# GIVEN DATA
=-=-=-=-=

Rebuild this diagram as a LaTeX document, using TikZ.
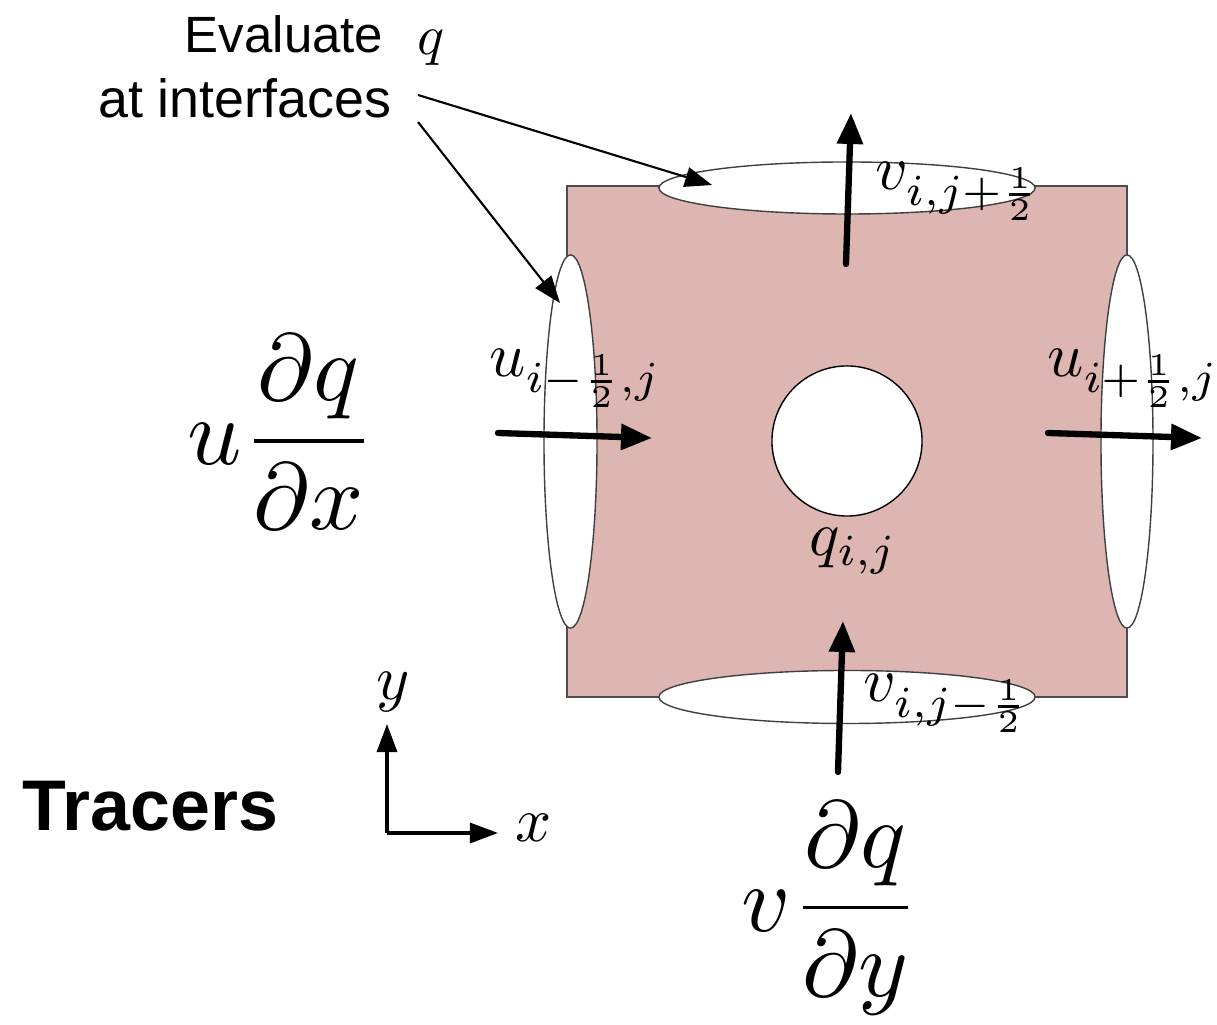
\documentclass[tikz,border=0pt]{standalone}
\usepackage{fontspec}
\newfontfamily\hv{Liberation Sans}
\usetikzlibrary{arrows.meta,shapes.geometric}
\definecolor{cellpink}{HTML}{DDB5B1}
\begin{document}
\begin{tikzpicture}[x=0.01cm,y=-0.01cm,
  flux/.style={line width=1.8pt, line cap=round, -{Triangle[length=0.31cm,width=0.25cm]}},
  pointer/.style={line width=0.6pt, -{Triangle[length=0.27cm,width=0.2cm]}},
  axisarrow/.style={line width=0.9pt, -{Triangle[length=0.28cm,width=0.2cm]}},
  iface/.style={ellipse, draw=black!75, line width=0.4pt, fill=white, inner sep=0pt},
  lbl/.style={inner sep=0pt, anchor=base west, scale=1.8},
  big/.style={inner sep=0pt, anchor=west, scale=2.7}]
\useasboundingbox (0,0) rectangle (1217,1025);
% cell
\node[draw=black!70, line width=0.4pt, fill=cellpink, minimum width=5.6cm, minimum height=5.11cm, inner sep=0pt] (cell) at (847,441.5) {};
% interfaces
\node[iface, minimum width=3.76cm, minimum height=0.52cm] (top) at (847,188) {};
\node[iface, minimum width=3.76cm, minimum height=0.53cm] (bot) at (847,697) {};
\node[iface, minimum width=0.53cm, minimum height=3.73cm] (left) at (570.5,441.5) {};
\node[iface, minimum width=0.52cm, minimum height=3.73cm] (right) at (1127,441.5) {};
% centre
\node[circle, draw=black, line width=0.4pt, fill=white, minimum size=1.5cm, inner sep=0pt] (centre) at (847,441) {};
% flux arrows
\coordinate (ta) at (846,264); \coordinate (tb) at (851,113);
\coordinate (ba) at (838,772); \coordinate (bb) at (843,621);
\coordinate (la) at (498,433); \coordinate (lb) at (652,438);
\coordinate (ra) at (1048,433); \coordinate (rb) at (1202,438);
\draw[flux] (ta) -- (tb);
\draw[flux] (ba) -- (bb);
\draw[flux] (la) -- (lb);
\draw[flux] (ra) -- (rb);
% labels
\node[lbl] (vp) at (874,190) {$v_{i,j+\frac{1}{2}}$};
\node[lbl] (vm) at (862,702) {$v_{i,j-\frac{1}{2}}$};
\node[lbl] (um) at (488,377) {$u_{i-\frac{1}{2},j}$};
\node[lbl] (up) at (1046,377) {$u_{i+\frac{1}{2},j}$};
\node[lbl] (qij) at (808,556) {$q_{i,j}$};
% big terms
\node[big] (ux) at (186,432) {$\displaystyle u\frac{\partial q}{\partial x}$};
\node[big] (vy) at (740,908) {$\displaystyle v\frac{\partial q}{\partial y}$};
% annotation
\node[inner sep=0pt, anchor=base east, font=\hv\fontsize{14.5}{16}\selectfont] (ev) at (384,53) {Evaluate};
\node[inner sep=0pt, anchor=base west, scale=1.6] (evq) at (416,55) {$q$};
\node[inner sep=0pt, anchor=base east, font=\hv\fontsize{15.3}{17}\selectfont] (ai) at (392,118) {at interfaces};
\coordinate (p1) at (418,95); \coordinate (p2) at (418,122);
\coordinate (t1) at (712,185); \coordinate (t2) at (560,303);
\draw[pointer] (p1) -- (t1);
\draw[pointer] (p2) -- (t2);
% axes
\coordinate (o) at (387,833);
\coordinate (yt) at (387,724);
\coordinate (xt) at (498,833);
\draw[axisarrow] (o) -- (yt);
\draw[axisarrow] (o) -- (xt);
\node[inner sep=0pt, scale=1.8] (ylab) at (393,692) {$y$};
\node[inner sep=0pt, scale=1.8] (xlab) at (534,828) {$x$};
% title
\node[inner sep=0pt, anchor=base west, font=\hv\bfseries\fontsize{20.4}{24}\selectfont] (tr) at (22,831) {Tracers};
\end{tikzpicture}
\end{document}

=-=-=-=-=

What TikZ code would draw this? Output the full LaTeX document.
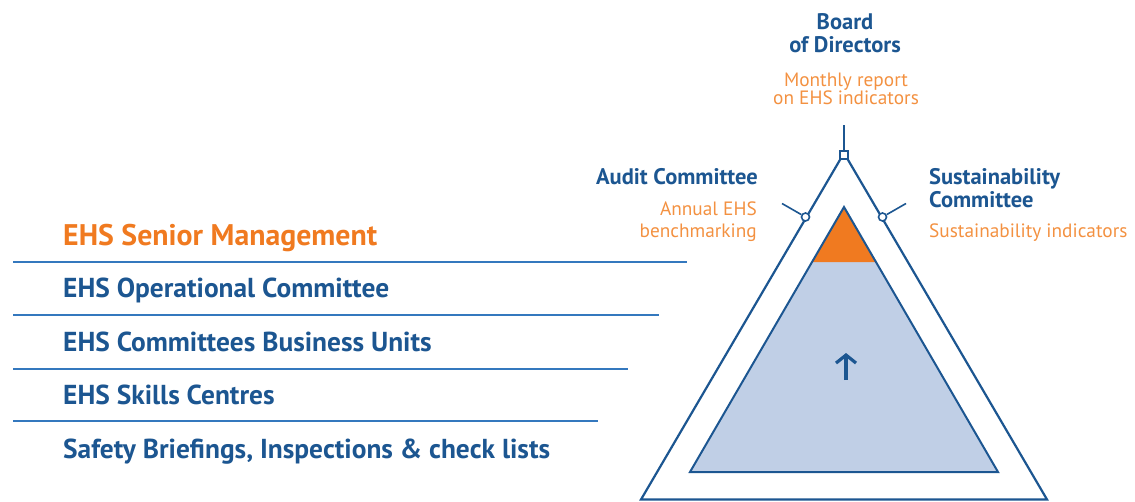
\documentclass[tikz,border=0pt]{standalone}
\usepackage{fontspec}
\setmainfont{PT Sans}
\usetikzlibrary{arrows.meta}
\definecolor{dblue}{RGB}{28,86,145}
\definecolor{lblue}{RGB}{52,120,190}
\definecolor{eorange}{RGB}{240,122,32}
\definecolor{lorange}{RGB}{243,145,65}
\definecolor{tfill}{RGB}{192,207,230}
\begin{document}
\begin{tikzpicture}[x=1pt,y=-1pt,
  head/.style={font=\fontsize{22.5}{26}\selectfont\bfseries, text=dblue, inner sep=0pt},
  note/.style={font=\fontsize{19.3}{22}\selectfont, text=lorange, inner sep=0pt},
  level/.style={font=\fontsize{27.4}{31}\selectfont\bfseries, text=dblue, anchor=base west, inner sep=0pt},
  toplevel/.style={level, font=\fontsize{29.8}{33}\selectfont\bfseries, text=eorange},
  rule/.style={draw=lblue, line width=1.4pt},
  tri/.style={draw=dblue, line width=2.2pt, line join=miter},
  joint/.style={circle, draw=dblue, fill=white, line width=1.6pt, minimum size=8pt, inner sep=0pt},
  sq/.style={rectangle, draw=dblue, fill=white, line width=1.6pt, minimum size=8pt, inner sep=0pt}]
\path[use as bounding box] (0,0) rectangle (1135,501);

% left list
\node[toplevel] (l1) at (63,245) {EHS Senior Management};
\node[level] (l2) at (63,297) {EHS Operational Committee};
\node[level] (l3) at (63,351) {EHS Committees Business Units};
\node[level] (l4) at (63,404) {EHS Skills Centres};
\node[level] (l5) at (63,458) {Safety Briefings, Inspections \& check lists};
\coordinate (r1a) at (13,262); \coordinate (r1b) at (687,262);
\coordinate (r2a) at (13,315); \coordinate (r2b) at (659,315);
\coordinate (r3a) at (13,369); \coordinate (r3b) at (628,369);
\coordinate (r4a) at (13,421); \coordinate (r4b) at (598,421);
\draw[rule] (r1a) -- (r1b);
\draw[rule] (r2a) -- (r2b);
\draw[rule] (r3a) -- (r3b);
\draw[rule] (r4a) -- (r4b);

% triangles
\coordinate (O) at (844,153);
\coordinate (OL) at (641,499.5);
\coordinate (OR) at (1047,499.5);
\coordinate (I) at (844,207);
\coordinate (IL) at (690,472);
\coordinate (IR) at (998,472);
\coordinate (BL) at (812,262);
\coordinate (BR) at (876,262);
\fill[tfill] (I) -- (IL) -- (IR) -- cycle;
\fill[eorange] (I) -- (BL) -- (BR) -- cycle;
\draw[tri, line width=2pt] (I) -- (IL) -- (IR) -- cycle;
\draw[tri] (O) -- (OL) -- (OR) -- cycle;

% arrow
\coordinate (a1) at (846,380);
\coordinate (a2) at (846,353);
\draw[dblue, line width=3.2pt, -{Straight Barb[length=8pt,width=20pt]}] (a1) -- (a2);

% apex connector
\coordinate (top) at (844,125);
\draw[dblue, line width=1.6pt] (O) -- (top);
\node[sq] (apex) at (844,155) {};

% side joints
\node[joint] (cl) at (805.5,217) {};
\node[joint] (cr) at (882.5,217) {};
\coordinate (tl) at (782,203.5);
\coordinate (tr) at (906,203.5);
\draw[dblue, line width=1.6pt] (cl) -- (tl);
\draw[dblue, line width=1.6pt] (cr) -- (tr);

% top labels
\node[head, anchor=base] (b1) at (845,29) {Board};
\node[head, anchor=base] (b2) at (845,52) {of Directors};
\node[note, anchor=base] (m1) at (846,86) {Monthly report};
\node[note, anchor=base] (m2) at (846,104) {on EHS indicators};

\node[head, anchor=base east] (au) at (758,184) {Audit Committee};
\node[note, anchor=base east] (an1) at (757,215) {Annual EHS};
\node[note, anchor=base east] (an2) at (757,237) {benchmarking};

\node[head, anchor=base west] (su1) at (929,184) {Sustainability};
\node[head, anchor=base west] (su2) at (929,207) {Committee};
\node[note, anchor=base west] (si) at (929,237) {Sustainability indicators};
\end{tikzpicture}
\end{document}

=-=-=-=-=

Which lines above contain the word "LaTeX"? Copy each of them.

# EXERCISE SOLUTION
Rebuild this diagram as a LaTeX document, using TikZ.
What TikZ code would draw this? Output the full LaTeX document.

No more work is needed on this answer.